Many plants have axillary buds that replace the shoot if it is removed. Some form of backup "head" for your organism could add a bit of excitement to your screenplay. Remember that some animals also have the ability to regenerate, so this would not be a distinctly plant trait. Finally, plants are far easier to clone than most animals. Including this trait along with animal traits could add intrigue.
2). The oldest known seeds to successfully germinate were found in the Yukon Territory in the Canadian Artic in the 1950s. Radiocarbon dating found these seeds to be approximately 10,000 years old. Discuss the mechanisms that seeds use to remain dormant for long periods of time.

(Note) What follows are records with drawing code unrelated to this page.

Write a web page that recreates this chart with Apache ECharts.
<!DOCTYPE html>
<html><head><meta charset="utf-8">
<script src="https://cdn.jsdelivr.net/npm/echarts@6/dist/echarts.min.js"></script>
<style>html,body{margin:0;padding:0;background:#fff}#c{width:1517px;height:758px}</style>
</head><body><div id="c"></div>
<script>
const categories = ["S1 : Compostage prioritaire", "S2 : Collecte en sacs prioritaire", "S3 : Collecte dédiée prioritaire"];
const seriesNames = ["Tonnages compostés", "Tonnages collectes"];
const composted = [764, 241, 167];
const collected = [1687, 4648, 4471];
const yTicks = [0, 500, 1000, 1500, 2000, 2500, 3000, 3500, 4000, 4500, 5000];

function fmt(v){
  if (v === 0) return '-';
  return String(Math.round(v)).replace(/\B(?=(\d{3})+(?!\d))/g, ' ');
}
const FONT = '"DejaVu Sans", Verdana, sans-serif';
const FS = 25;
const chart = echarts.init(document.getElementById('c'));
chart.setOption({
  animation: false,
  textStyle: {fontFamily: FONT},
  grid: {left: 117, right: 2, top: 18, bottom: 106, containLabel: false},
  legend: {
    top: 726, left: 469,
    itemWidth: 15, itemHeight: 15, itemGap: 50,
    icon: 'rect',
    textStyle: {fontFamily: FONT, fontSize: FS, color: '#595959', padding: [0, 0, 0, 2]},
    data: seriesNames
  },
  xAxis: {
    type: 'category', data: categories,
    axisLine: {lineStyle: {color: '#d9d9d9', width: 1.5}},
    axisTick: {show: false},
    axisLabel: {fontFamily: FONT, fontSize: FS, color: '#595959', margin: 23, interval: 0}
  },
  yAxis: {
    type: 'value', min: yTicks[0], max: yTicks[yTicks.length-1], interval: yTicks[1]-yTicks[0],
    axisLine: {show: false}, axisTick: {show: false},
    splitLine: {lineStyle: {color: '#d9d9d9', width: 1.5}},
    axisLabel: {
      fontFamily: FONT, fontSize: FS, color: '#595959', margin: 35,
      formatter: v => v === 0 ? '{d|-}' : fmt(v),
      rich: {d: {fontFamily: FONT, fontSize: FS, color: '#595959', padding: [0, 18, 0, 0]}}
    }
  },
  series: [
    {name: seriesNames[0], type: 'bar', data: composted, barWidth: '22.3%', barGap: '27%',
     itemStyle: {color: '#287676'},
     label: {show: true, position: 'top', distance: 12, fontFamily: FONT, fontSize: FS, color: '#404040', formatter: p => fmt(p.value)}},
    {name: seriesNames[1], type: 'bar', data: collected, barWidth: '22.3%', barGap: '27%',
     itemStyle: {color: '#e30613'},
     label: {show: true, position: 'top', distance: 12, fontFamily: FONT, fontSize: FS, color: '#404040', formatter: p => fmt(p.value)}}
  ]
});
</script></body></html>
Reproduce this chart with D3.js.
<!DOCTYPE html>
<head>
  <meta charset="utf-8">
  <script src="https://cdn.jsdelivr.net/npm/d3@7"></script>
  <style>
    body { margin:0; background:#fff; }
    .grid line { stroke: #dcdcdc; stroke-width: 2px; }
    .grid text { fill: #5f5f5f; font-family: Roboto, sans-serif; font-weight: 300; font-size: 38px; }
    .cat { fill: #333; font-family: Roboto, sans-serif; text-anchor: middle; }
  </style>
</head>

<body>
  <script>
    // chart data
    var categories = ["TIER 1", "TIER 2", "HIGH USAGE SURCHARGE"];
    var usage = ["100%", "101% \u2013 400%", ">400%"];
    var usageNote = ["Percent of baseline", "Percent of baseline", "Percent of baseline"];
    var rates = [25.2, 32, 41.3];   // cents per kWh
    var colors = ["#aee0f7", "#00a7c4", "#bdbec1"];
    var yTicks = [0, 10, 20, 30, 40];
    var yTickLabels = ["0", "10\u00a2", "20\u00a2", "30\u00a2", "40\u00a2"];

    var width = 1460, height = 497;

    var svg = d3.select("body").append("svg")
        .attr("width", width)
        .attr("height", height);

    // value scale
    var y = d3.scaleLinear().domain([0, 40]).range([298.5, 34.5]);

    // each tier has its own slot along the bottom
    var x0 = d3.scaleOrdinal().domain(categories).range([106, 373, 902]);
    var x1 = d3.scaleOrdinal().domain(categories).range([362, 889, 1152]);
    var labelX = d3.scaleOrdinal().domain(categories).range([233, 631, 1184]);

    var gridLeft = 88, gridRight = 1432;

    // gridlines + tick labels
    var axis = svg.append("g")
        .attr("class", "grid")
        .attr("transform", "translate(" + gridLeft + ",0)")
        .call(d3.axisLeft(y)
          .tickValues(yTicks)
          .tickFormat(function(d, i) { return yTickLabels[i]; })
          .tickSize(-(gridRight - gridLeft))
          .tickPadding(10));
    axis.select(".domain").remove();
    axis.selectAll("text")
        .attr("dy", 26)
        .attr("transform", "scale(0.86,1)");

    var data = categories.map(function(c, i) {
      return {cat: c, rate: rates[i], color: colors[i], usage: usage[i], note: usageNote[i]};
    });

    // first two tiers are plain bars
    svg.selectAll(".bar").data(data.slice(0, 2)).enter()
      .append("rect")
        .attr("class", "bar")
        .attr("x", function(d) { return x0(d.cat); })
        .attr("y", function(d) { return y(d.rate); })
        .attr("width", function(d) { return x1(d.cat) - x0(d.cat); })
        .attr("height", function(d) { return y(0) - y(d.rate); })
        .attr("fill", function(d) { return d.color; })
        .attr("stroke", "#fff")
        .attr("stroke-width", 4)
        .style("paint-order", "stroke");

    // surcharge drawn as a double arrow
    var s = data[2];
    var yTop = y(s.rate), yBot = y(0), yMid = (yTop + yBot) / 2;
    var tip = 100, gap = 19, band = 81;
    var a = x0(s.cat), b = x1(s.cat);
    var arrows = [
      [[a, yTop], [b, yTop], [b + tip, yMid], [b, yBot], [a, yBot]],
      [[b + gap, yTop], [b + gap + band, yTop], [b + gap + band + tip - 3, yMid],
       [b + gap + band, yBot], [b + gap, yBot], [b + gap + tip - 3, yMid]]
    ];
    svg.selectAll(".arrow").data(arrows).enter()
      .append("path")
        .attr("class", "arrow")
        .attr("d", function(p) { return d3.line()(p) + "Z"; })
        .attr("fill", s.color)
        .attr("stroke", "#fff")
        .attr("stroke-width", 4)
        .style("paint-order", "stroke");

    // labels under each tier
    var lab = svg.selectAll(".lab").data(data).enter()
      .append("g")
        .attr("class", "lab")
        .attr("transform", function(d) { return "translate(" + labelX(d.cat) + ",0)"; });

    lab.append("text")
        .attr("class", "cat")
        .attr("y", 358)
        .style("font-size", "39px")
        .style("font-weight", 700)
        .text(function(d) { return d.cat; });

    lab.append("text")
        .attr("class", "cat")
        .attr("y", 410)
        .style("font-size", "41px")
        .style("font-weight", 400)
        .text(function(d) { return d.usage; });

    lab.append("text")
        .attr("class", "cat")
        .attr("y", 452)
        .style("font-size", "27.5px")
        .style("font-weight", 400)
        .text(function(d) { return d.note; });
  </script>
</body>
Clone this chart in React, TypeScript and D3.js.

Answer: Seeds can remain dormant for long periods of time because they have extremely low levels of water. This prevents biochemical reactions from occurring. By inhibiting biochemical reactions, not only is germination delayed, enzymes that might breakdown down the seed are also inhibited. The loss of water is triggered by hormonal action.
Another mechanism that ensures long term dormancy is the formation of a hard, often light-proof, seed coat that both protects the embryo and blocks environmental signals, including water, that could trigger germination.
Some seeds require a light signal to germinate. If the seed is deeply buried in the soil, it will not perceive a signal to germinate even if its seed coat is not very thick.
3). How might the reproductive success of angiosperms have changed if seeds had developed without fruit?
Answer: Seed dispersal may be more limited in the absence of fruit. Animals that are attracted to the fruit and carry it and it's encased seed and embryo far distances may not be attracted to just the seed. With more limited seed dispersal, angiosperms may not have colonized so much of the terrestrial environment.